Dominican baseball player (born 1983)

Armando Leisdeker Gabino (born August 31, 1983) is a Dominican former professional baseball pitcher who played in Major League Baseball (MLB) for the Minnesota Twins and Baltimore Orioles. He is the current pitching coach for the Dominican Summer League Cubs.

==Playing career==
===Cleveland Indians===
Gabino was originally signed by the Cleveland Indians on April 19, 2001. He started his career as a third baseman, but the Indians converted him into a pitcher in 2004.

===Minnesota Twins===
After the 2004 season, the Minnesota Twins drafted him in the 2004 Rule 5 draft.

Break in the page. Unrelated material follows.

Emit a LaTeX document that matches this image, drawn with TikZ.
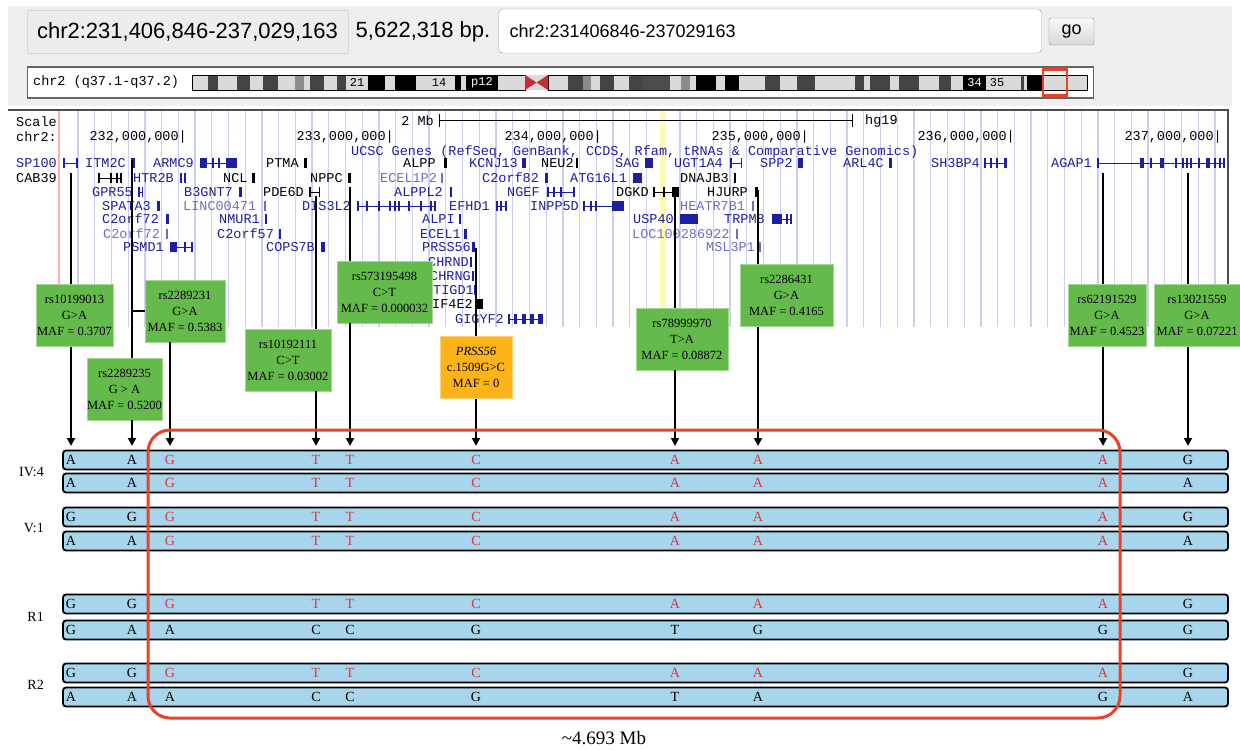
\documentclass[tikz,border=0pt]{standalone}
\usepackage{fontspec}
\setmainfont{Liberation Serif}
\newfontfamily\hdrfont{Liberation Sans}
\newfontfamily\ucscfont{Liberation Mono}
\usetikzlibrary{arrows.meta, positioning, calc}
\definecolor{geneblue}{RGB}{30,30,160}
\definecolor{genelight}{RGB}{110,110,190}
\definecolor{gridlav}{RGB}{204,208,238}
\definecolor{snpgreen}{RGB}{100,186,74}
\definecolor{mutorange}{RGB}{253,180,24}
\definecolor{barblue}{RGB}{166,213,236}
\definecolor{regred}{RGB}{232,66,40}
\definecolor{allelered}{RGB}{226,50,60}
\definecolor{panelgray}{RGB}{239,239,239}
\definecolor{centred}{RGB}{200,45,55}
\definecolor{bandlight}{RGB}{218,218,218}
\definecolor{bandmid}{RGB}{140,140,140}
\definecolor{banddark}{RGB}{68,68,68}
\tikzset{
  hdrtext/.style={font=\hdrfont\fontsize{22}{24}\selectfont, inner sep=0pt},
  hdrbox/.style={hdrtext, fill=gray!14, draw=gray!30, minimum width=321pt, minimum height=43pt},
  inbox/.style={fill=white, draw=gray!70, rounded corners=4pt, minimum width=543pt, minimum height=44pt},
  gobtn/.style={hdrtext, font=\hdrfont\fontsize{18}{20}\selectfont, top color=gray!5, bottom color=gray!30,
                draw=gray!90, rounded corners=2pt, minimum width=45pt, minimum height=27pt},
  chrbox/.style={fill=white, draw=gray!80!black, line width=1.2pt, minimum width=1066pt, minimum height=31pt},
  gene/.style={font=\ucscfont\fontsize{13.5}{14}\selectfont, inner sep=0pt, anchor=west},
  bandlbl/.style={font=\ucscfont\fontsize{12}{12}\selectfont, inner sep=0pt},
  snp/.style={fill=snpgreen, draw=snpgreen!60!white, minimum width=#1, minimum height=62pt,
              align=center, inner sep=0pt, font=\fontsize{12.5}{16}\selectfont},
  mut/.style={snp=#1, fill=mutorange, draw=mutorange!60!white},
  snpline/.style={line width=1.8pt},
  arr/.style={-{Triangle[length=8pt,width=8pt]}, line width=1.8pt},
  hbar/.style={draw=black, line width=1.8pt, fill=barblue, rounded corners=3pt,
               minimum width=1165pt, minimum height=19pt, inner sep=0pt},
  allele/.style={font=\fontsize{14}{14}\selectfont, inner sep=0pt},
  rowlbl/.style={font=\fontsize{14}{14}\selectfont, inner sep=0pt, anchor=east},
  region/.style={draw=regred, line width=3pt, rounded corners=22pt, minimum width=972pt, minimum height=288pt},
}

\begin{document}
\begin{tikzpicture}[x=1pt, y=-1pt]
  \useasboundingbox (0,0) rectangle (1240,750);

  \fill[panelgray] (8,6) rectangle (1232,106);
  \node[hdrbox] (coords) at (187.5,31.5) {chr2:231,406,846-237,029,163};
  \node[hdrtext] (span) at (423,32) {5,622,318 bp.};
  \node[inbox] (query) at (770,31) {};
  \node[hdrtext, font=\hdrfont\fontsize{18}{20}\selectfont, anchor=west] (qtext) at ([xshift=11pt]query.west) {chr2:231406846-237029163};
  \node[gobtn] (go) at (1071.5,31.5) {go};

  \node[chrbox] (ideo) at (560.5,82.5) {};
  \node[gene, text=black] (chrlbl) at (33,82.5) {chr2 (q37.1-q37.2)};
  \fill[bandlight] (192,75) rectangle (1087,90);
  \foreach \xa/\xb/\bc in {208/218/banddark, 237/250/banddark, 263/278/banddark, 295/304/bandmid,
      310/324/banddark, 337/346/banddark, 368/385/black, 395/416/black, 455/461/black, 466/498/black,
      568/583/banddark, 583/591/bandmid, 600/614/banddark, 629/643/banddark, 643/670/gray!60!black,
      681/690/bandmid, 696/716/black, 725/739/black, 765/780/banddark, 797/815/banddark,
      855/864/banddark, 870/890/banddark, 899/919/banddark, 939/951/banddark, 963/986/black,
      1021/1024/banddark, 1027/1044/black}
    \fill[\bc] (\xa,75) rectangle (\xb,90);
  \draw[line width=1pt] (192,75) rectangle (525,90);
  \draw[line width=1pt] (548,75) rectangle (1087,90);
  \fill[centred] (525,75) -- (536.5,82.5) -- (525,90) -- cycle;
  \fill[centred] (548,75) -- (536.5,82.5) -- (548,90) -- cycle;
  \node[bandlbl] (b21) at (357,82.5) {21};
  \node[bandlbl] (b14) at (439,82.5) {14};
  \node[bandlbl, text=white] (bp12) at (482,82.5) {p12};
  \node[bandlbl, text=white] (b34) at (974.5,82.5) {34};
  \node[bandlbl] (b35) at (997,82.5) {35};
  \node[draw=regred, line width=2.5pt, minimum width=24pt, minimum height=26pt] (cur) at (1055,82.5) {};

  \foreach \i in {0,...,68}
    \draw[gridlav, line width=1.3pt] (78+16.72*\i,111) -- ++(0,216);
  \draw[red!30, line width=1.2pt] (59,111) -- (59,327);
  \fill[yellow!30] (660,111) rectangle (666,327);
  \draw[gray!60!black, line width=1.5pt] (8,110) -- (1228,110) -- (1228,330);

  \node[gene, text=black] (scl) at (16,122) {Scale};
  \node[gene, text=black] (chrn) at (16,137) {chr2:};
  \node[gene, text=black, anchor=east] (mb) at (434,121) {2 Mb};
  \draw[line width=1pt] (439,114) -- (439,127) (439,120.5) -- (852,120.5) (852,114) -- (852,127);
  \node[gene, text=black] (hg) at (865,121) {hg19};
  \foreach \p/\x [count=\i] in {232/187, 233/394, 234/602, 235/809, 236/1015, 237/1222}
    \node[gene, text=black, anchor=east] (pos\i) at (\x,137) {\p,000,000|};
  \node[gene, text=geneblue] (trk) at (351,152) {UCSC Genes (RefSeq, GenBank, CCDS, Rfam, tRNAs \& Comparative Genomics)};

  \foreach \g/\x/\y/\gc [count=\i] in {SP100/16/163/geneblue, ITM2C/85/163/geneblue, ARMC9/153/163/geneblue,
      PTMA/266/163/black, ALPP/403/163/black, KCNJ13/469/163/geneblue, NEU2/541/163/black,
      SAG/615/163/geneblue, UGT1A4/674/163/geneblue, SPP2/760/163/geneblue, ARL4C/843/163/geneblue,
      SH3BP4/931/163/geneblue, AGAP1/1051/163/geneblue,
      CAB39/16/178/black, HTR2B/133/178/geneblue, NCL/223/178/black, NPPC/310/178/black,
      ECEL1P2/380/178/genelight, C2orf82/482/178/geneblue, ATG16L1/570/178/geneblue, DNAJB3/680/178/black,
      GPR55/92/192/geneblue, B3GNT7/184/192/geneblue, PDE6D/263/192/black, ALPPL2/394/192/geneblue,
      NGEF/507/192/geneblue, DGKD/616/192/black, HJURP/707/192/black,
      SPATA3/102/206/geneblue, LINC00471/183/206/genelight, DIS3L2/302/206/geneblue,
      EFHD1/449/206/geneblue, INPP5D/530/206/geneblue, HEATR7B1/680/206/genelight,
      C2orf72/102/219/geneblue, NMUR1/219/219/geneblue, ALPI/422/219/geneblue, USP40/633/219/geneblue,
      TRPM8/724/219/geneblue,
      C2orf72/103/234/genelight, C2orf57/217/234/geneblue, ECEL1/420/234/geneblue, LOC100286922/632/234/genelight,
      PSMD1/123/247/geneblue, COPS7B/266/247/geneblue, PRSS56/422/247/geneblue, MSL3P1/706/247/genelight,
      CHRND/428/262/geneblue, CHRNG/430/276/geneblue, TIGD1/433/290/geneblue, IF4E2/432/304/black,
      GIGYF2/455/319/geneblue}
    \node[gene, text=\gc] (gene\i) at (\x,\y) {\g};

  \foreach \xa/\xb/\y/\gc in {63/77/163/geneblue, 200/237/163/geneblue, 730/742/163/geneblue,
      984/1007/163/geneblue, 1097/1225/163/geneblue, 98/122/178/black, 138/143/192/geneblue,
      309/320/192/black, 547/575/192/geneblue, 653/679/192/black, 357/435/206/geneblue,
      496/506/206/geneblue, 583/624/206/geneblue, 772/792/219/geneblue, 170/193/247/geneblue,
      508/543/319/geneblue}
    \draw[\gc, line width=1pt] (\xa,\y) -- (\xb,\y);
  \foreach \xa/\xb/\y/\gc in {63/64.5/163/geneblue, 76/77.5/163/geneblue, 131/135/163/geneblue,
      200/207/163/geneblue, 212/214/163/geneblue, 218/220/163/geneblue, 226/237/163/geneblue,
      304/307/163/black, 444/447/163/black, 522/525.5/163/geneblue, 576/578/163/black,
      645/653/163/geneblue, 730/731.5/163/geneblue, 740.5/742/163/geneblue, 798/803/163/geneblue,
      889/892/163/geneblue, 984/985.5/163/geneblue, 990/991.5/163/geneblue, 996/997.5/163/geneblue,
      1004/1007/163/geneblue, 1097/1098.5/163/geneblue, 1140/1144/163/geneblue, 1150/1152/163/geneblue,
      1160/1164/163/geneblue, 1175/1176.5/163/geneblue, 1182/1183.5/163/geneblue, 1186/1187.5/163/geneblue,
      1190/1191.5/163/geneblue, 1198/1199.5/163/geneblue, 1206/1210/163/geneblue, 1214/1216/163/geneblue,
      1219/1220.5/163/geneblue, 1223/1224.5/163/geneblue,
      98/99.5/178/black, 110/112/178/black, 116/118/178/black, 120/122/178/black,
      180/181.5/178/geneblue, 184/185.5/178/geneblue, 252/255/178/black, 348/351/178/black,
      441/443/178/genelight, 545/547.5/178/geneblue, 633/642/178/geneblue, 734/736/178/black,
      138/139.5/192/geneblue, 141.5/143/192/geneblue, 239/242/192/geneblue, 309/310.5/192/black,
      318.5/320/192/black, 450/452/192/geneblue, 547/549/192/geneblue, 553/555/192/geneblue,
      560/562/192/geneblue, 573/575/192/geneblue, 653/654.5/192/black, 663/664.5/192/black,
      672/679/192/black, 755/758/192/black,
      157/160/206/geneblue, 264/265.5/206/genelight, 357/358.5/206/geneblue, 366/367.5/206/geneblue,
      378/380/206/geneblue, 389/391/206/geneblue, 394/396/206/geneblue, 398/399.5/206/geneblue,
      408/410/206/geneblue, 420/421.5/206/geneblue, 430/432/206/geneblue, 434/435.5/206/geneblue,
      496/497.5/206/geneblue, 500/501.5/206/geneblue, 505/506.5/206/geneblue, 583/584.5/206/geneblue,
      590/591.5/206/geneblue, 595/597/206/geneblue, 612/624/206/geneblue, 752/754/206/genelight,
      166/169/219/geneblue, 265/267/219/geneblue, 459/461/219/geneblue, 680/698/219/geneblue,
      772/782/219/geneblue, 786/787.5/219/geneblue, 790/792/219/geneblue,
      166/168/234/genelight, 279/281/234/geneblue, 464/467/234/geneblue, 736/738/234/genelight,
      170/177/247/geneblue, 184/185.5/247/geneblue, 191/193/247/geneblue, 321/325/247/geneblue,
      472/474.5/247/geneblue, 759/761/247/genelight,
      470/472/262/geneblue, 472/474/276/geneblue, 474/477/290/geneblue, 477/483/304/black,
      508/509.5/319/geneblue, 514/517/319/geneblue, 522/526/319/geneblue, 530/534/319/geneblue,
      538/543/319/geneblue}
    \fill[\gc] (\xa,\y-5) rectangle (\xb,\y+5);

  \node[snp=77pt]  (b1) at (74.5,315.5) {rs10199013\\G>A\\MAF = 0.3707};
  \node[snp=75pt]  (b2) at (124.5,389)  {rs2289235\\G > A\\MAF = 0.5200};
  \node[snp=80pt]  (b3) at (185,311)    {rs2289231\\G>A\\MAF = 0.5383};
  \node[snp=86pt]  (b4) at (288,360)    {rs10192111\\C>T\\MAF = 0.03002};
  \node[snp=95pt]  (b5) at (384.5,292)  {rs573195498\\C>T\\MAF = 0.000032};
  \node[mut=72pt]  (o1) at (476,367.5)  {\textit{PRSS56}\\c.1509G>C\\MAF = 0};
  \node[snp=92pt]  (b6) at (682,339)    {rs78999970\\T>A\\MAF = 0.08872};
  \node[snp=93pt]  (b7) at (786.5,295.5) {rs2286431\\G>A\\MAF = 0.4165};
  \node[snp=78pt]  (b8) at (1107,315.5) {rs62191529\\G>A\\MAF = 0.4523};
  \node[snp=86pt]  (b9) at (1197,315.5) {rs13021559\\G>A\\MAF = 0.07221};

  \foreach \x [count=\k] in {71,132,170,316,350,476,675,758,1103,1188}
    \coordinate (t\k) at (\x,446);
  \coordinate (s1) at (71,173);
  \coordinate (s2) at (132,160);
  \coordinate (s4) at (316,196);
  \coordinate (s5) at (350,187);
  \coordinate (s6) at (476,248);
  \coordinate (s7) at (675,193);
  \coordinate (s8) at (758,190);
  \coordinate (s9) at (1103,173);
  \coordinate (s10) at (1188,173);

  \foreach \k/\bx in {1/b1, 2/b2, 4/b4, 5/b5, 6/o1, 7/b6, 8/b7, 9/b8, 10/b9} {
    \draw[snpline] (s\k) -- (s\k |- \bx.north);
    \draw[arr] (s\k |- \bx.south) -- (t\k);
  }
  \draw[snpline] (s2 |- b3.west) -- (b3.west);
  \draw[arr] (t3 |- b3.south) -- (t3);

  \foreach \y [count=\rw] in {460,483,517,541,604,630,673,697}
    \node[hbar] (bar\rw) at (645.5,\y) {};
  \node[rowlbl] (lIV) at (44,472) {IV:4};
  \node[rowlbl] (lV) at (44,528) {V:1};
  \node[rowlbl] (lR1) at (44,617) {R1};
  \node[rowlbl] (lR2) at (44,685) {R2};

  \foreach \rw/\seq/\hcol in {1/{A,A,G,T,T,C,A,A,A,G}/allelered, 2/{A,A,G,T,T,C,A,A,A,A}/allelered,
      3/{G,G,G,T,T,C,A,A,A,G}/allelered, 4/{A,A,G,T,T,C,A,A,A,A}/allelered,
      5/{G,G,G,T,T,C,A,A,A,G}/allelered, 6/{G,A,A,C,C,G,T,G,G,G}/black,
      7/{G,G,G,T,T,C,A,A,A,G}/allelered, 8/{A,A,A,C,C,G,T,A,G,A}/black}
    \foreach \al [count=\k] in \seq {
      \ifnum\k>2 \ifnum\k<10 \def\lc{\hcol}\else\def\lc{black}\fi\else\def\lc{black}\fi
      \node[allele, text=\lc] (a\rw-\k) at (t\k |- bar\rw) {\al};
    }

  \node[region] (ld) at (634,574) {};
  \node[font=\fontsize{19}{19}\selectfont, inner sep=0pt] (ldlen) at (604,738) {\textasciitilde4.693 Mb};
\end{tikzpicture}
\end{document}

Gabino got off to a dreadful start with the Twins, posting an 8.10 ERA with the rookie league Elizabethton Twins. Next year, however, he improved and move up to Single-A. After continued success in the minors, the Twins called up Gabino on August 21, 2009. However, he did not pitch well and was subsequently returned to the minors.

===Baltimore Orioles===
The Baltimore Orioles claimed him on waivers after the season.
Shortly after signing with the Orioles, on February 9, 2010, he was designated for assignment. He cleared waivers and was sent to the Norfolk Tides, the Orioles triple-A affiliate. However, after stellar pitching in Norfolk, the Orioles called him up on August 5 to replace the injured David Hernandez. Once again, however, he failed to pitch well, and he was sent down on August 28 as the Orioles activated pitcher Jim Johnson from the disabled list. On November 24, Gabino was removed from the 40-man roster and sent outright to Triple-A Norfolk.

==Coaching career==
Gabino was named as the pitching coach for the Eugene Emeralds of the Chicago Cubs organization for the 2019 season. On February 18, 2026, Gabino was announced as a pitching coach for the Dominican Summer League Cubs.